### Set exercise
Transcribe all the records exactly and omit any images they hold.

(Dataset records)
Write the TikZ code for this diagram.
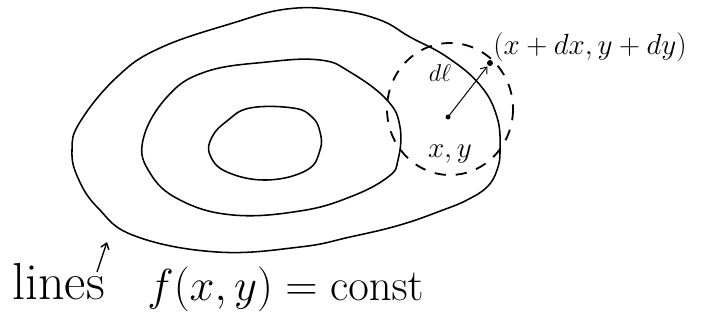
\documentclass[tikz,border=0pt]{standalone}
\usetikzlibrary{arrows.meta}
\begin{document}
\begin{tikzpicture}[x=0.025cm, y=-0.025cm, >={Straight Barb[length=4pt,width=6pt]},
  level/.style={line width=1.1pt, line join=round},
  chalk/.style={inner sep=0pt}]

\useasboundingbox (0,0) rectangle (702,327);

% three level lines f(x,y) = const
\draw[level] plot[smooth cycle, tension=0.7] coordinates {(337,10) (380,20) (410,37) (447,57) (480,85) (497,117) (500,150) (497,170) (487,187) (467,200) (443,210) (400,225) (350,237) (300,247) (217,252) (135,236) (98,208) (78,178) (72,150) (80,122) (117,77) (160,48) (233,23) (287,9)};
\draw[level] plot[smooth cycle, tension=0.7] coordinates {(320,60) (350,72) (387,100) (400,127) (398,160) (388,177) (350,197) (300,211) (233,215) (180,200) (150,173) (143,140) (167,97) (205,72) (267,62)};
\draw[level] plot[smooth cycle, tension=0.7] coordinates {(250,108) (293,108) (312,117) (320,132) (320,150) (307,170) (267,180) (227,172) (210,155) (212,137) (227,121)};

% neighbourhood of the point
\draw[level, line width=1.3pt, dash pattern=on 8pt off 7pt] (450,109) ellipse [x radius=63, y radius=66];

\coordinate (xy) at (448,117);
\coordinate (xdy) at (490,63);
\fill (xy) circle (2.5);
\fill (xdy) circle (3);
\draw[->, line width=0.7pt, shorten >=3pt] (xy) -- (xdy);

\node[chalk, anchor=base west, font=\fontsize{20}{24}\selectfont] (endpt) at (493,55) {$(x+dx,y+dy)$};
\node[chalk, anchor=base, font=\fontsize{16}{19}\selectfont] (dl) at (440,82) {$d\ell$};
\node[chalk, anchor=base, font=\fontsize{20}{24}\selectfont] (pt) at (450,158) {$x,y$};

% caption
\node[chalk, anchor=base west, font=\fontsize{37}{42}\selectfont] (lines) at (12,299) {lines};
\node[chalk, anchor=base west, scale=1.28, font=\fontsize{24.88}{30}\selectfont] (eq) at (147,300) {$f(x,y)=\mathrm{const}$};

\coordinate (tail) at (97,272);
\coordinate (tip) at (107,242);
\draw[->, line width=1pt] (tail) -- (tip);

\end{tikzpicture}
\end{document}
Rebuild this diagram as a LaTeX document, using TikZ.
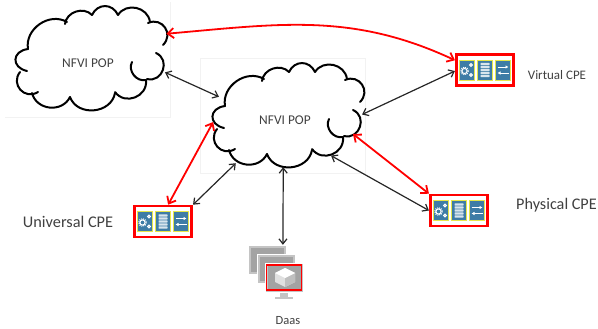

### Answer to the problem
Write the TikZ code for this diagram.
\documentclass[tikz,border=0pt]{standalone}
\usetikzlibrary{arrows.meta}
\begin{document}
\begin{tikzpicture}[x=0.025cm, y=-0.025cm, >={Straight Barb[length=4pt,width=6pt]},
  level/.style={line width=1.1pt, line join=round},
  chalk/.style={inner sep=0pt}]

\useasboundingbox (0,0) rectangle (702,327);

% three level lines f(x,y) = const
\draw[level] plot[smooth cycle, tension=0.7] coordinates {(337,10) (380,20) (410,37) (447,57) (480,85) (497,117) (500,150) (497,170) (487,187) (467,200) (443,210) (400,225) (350,237) (300,247) (217,252) (135,236) (98,208) (78,178) (72,150) (80,122) (117,77) (160,48) (233,23) (287,9)};
\draw[level] plot[smooth cycle, tension=0.7] coordinates {(320,60) (350,72) (387,100) (400,127) (398,160) (388,177) (350,197) (300,211) (233,215) (180,200) (150,173) (143,140) (167,97) (205,72) (267,62)};
\draw[level] plot[smooth cycle, tension=0.7] coordinates {(250,108) (293,108) (312,117) (320,132) (320,150) (307,170) (267,180) (227,172) (210,155) (212,137) (227,121)};

% neighbourhood of the point
\draw[level, line width=1.3pt, dash pattern=on 8pt off 7pt] (450,109) ellipse [x radius=63, y radius=66];

\coordinate (xy) at (448,117);
\coordinate (xdy) at (490,63);
\fill (xy) circle (2.5);
\fill (xdy) circle (3);
\draw[->, line width=0.7pt, shorten >=3pt] (xy) -- (xdy);

\node[chalk, anchor=base west, font=\fontsize{20}{24}\selectfont] (endpt) at (493,55) {$(x+dx,y+dy)$};
\node[chalk, anchor=base, font=\fontsize{16}{19}\selectfont] (dl) at (440,82) {$d\ell$};
\node[chalk, anchor=base, font=\fontsize{20}{24}\selectfont] (pt) at (450,158) {$x,y$};

% caption
\node[chalk, anchor=base west, font=\fontsize{37}{42}\selectfont] (lines) at (12,299) {lines};
\node[chalk, anchor=base west, scale=1.28, font=\fontsize{24.88}{30}\selectfont] (eq) at (147,300) {$f(x,y)=\mathrm{const}$};

\coordinate (tail) at (97,272);
\coordinate (tip) at (107,242);
\draw[->, line width=1pt] (tail) -- (tip);

\end{tikzpicture}
\end{document}
Rebuild this diagram as a LaTeX document, using TikZ.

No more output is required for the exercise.